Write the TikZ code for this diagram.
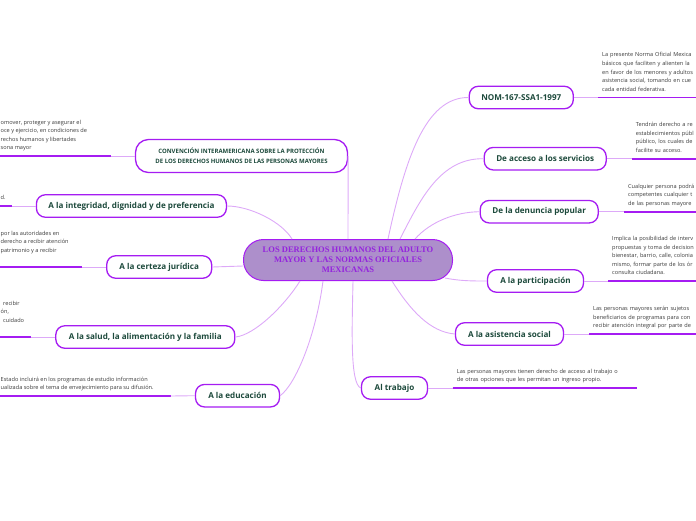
---
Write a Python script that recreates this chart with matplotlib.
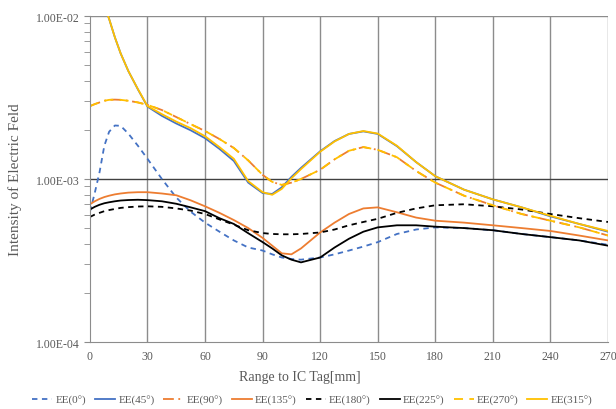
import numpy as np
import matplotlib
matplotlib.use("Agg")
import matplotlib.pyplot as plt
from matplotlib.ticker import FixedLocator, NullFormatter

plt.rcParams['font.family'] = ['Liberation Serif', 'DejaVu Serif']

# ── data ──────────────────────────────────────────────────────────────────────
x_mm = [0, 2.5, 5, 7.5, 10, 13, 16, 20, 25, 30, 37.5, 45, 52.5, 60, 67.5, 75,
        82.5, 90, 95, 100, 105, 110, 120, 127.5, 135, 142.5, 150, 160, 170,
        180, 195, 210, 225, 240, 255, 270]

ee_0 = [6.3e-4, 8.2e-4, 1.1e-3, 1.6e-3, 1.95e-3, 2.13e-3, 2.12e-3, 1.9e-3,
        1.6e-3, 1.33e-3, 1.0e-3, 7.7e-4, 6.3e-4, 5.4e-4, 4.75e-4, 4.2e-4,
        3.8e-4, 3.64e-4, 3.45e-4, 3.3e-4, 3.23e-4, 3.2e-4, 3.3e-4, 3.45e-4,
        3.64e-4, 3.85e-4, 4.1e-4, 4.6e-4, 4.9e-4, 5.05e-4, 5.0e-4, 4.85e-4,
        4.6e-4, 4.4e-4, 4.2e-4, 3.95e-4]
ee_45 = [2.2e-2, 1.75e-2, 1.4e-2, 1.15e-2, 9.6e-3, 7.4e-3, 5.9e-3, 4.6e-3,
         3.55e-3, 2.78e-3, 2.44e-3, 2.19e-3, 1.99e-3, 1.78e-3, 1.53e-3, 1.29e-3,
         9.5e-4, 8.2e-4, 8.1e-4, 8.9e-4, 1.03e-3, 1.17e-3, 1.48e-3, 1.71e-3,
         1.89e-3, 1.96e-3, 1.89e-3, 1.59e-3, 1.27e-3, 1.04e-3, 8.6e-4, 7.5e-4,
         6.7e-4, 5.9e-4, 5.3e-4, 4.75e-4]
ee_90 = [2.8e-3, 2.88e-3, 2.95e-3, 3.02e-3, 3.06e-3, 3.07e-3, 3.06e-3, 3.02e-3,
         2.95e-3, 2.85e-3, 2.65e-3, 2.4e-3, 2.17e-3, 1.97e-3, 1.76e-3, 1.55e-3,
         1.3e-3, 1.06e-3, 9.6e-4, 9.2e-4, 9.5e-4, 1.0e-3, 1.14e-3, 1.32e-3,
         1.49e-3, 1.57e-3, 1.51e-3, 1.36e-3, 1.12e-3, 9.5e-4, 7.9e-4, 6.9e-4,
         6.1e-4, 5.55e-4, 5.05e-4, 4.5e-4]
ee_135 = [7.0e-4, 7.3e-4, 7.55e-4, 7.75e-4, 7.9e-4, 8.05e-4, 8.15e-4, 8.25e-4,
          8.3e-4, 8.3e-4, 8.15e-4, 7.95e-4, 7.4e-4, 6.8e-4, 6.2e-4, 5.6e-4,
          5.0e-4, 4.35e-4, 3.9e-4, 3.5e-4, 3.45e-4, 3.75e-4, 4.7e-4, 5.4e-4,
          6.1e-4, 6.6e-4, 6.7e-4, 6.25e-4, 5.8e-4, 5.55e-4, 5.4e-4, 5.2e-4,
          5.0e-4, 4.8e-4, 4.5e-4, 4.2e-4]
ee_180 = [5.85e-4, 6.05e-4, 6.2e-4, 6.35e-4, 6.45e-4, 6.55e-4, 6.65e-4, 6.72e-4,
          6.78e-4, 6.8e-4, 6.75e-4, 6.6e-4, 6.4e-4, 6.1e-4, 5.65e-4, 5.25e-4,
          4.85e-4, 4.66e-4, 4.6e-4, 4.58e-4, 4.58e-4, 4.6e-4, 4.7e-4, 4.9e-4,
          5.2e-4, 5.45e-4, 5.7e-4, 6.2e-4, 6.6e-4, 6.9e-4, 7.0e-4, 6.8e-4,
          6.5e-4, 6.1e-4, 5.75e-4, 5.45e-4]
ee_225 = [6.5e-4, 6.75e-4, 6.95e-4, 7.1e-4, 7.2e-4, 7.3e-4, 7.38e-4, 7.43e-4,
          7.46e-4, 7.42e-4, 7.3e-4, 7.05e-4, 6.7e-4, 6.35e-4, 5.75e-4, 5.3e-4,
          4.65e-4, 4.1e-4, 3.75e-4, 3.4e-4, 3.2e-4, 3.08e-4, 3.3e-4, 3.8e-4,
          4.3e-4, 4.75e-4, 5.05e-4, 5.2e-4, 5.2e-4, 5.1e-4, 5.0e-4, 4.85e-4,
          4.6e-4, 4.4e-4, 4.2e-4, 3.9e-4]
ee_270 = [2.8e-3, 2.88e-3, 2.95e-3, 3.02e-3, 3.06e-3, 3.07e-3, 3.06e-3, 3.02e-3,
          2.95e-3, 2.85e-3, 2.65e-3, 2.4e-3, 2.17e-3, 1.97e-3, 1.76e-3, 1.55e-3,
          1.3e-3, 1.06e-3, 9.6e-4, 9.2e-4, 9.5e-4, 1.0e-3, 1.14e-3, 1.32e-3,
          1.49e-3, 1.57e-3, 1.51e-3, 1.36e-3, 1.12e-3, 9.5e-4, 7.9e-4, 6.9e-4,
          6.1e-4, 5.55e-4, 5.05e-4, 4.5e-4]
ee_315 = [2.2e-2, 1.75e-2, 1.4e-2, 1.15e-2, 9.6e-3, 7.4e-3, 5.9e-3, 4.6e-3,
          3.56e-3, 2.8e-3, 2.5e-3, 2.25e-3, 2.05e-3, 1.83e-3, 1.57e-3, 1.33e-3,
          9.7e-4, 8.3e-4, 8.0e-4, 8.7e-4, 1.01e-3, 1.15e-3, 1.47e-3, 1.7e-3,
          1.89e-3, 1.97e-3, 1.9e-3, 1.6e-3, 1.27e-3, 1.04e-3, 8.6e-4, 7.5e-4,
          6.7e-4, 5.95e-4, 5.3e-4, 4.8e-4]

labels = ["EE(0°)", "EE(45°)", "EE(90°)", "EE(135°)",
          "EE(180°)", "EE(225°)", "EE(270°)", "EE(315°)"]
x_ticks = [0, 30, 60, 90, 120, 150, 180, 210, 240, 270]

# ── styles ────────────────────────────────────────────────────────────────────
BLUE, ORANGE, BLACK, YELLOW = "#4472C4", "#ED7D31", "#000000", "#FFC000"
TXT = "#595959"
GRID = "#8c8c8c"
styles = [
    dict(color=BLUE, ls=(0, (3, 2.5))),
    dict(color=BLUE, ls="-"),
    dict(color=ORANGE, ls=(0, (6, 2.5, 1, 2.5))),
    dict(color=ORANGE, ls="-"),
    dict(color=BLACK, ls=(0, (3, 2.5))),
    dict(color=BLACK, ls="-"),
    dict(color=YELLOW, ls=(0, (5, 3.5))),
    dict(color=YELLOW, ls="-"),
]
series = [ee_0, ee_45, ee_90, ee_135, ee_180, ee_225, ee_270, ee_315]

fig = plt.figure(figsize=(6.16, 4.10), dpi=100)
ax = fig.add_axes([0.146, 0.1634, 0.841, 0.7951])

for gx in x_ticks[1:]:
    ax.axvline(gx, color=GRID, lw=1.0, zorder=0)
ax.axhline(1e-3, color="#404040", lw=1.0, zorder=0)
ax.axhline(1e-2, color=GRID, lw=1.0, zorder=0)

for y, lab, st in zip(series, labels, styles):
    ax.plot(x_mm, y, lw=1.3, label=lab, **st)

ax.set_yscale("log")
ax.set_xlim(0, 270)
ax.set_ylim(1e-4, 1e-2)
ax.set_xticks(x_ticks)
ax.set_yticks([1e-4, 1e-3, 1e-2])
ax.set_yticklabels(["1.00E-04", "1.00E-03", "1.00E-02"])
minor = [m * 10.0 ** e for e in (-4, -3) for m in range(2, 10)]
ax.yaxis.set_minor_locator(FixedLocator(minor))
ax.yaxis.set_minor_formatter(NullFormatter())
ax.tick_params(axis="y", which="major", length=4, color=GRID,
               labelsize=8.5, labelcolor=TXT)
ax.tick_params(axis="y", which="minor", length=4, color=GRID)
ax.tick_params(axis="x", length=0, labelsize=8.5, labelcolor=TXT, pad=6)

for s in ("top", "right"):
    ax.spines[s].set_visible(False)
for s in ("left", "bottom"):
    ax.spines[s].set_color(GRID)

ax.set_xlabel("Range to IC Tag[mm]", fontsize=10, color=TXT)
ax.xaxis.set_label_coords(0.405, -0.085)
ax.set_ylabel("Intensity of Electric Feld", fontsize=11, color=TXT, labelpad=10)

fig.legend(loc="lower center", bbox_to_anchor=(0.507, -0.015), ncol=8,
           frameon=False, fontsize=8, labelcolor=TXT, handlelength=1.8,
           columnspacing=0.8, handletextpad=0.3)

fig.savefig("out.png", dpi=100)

▶ _Stated task_
In the listing above, find the line containing "Write a Python" and the line containing "plt.rcParams['font.family'] = ['Liberation", then output those two lines and everything between them exactly as written, without the images.

▶ _Output_
Write a Python script that recreates this chart with matplotlib.
import numpy as np
import matplotlib
matplotlib.use("Agg")
import matplotlib.pyplot as plt
from matplotlib.ticker import FixedLocator, NullFormatter

plt.rcParams['font.family'] = ['Liberation Serif', 'DejaVu Serif']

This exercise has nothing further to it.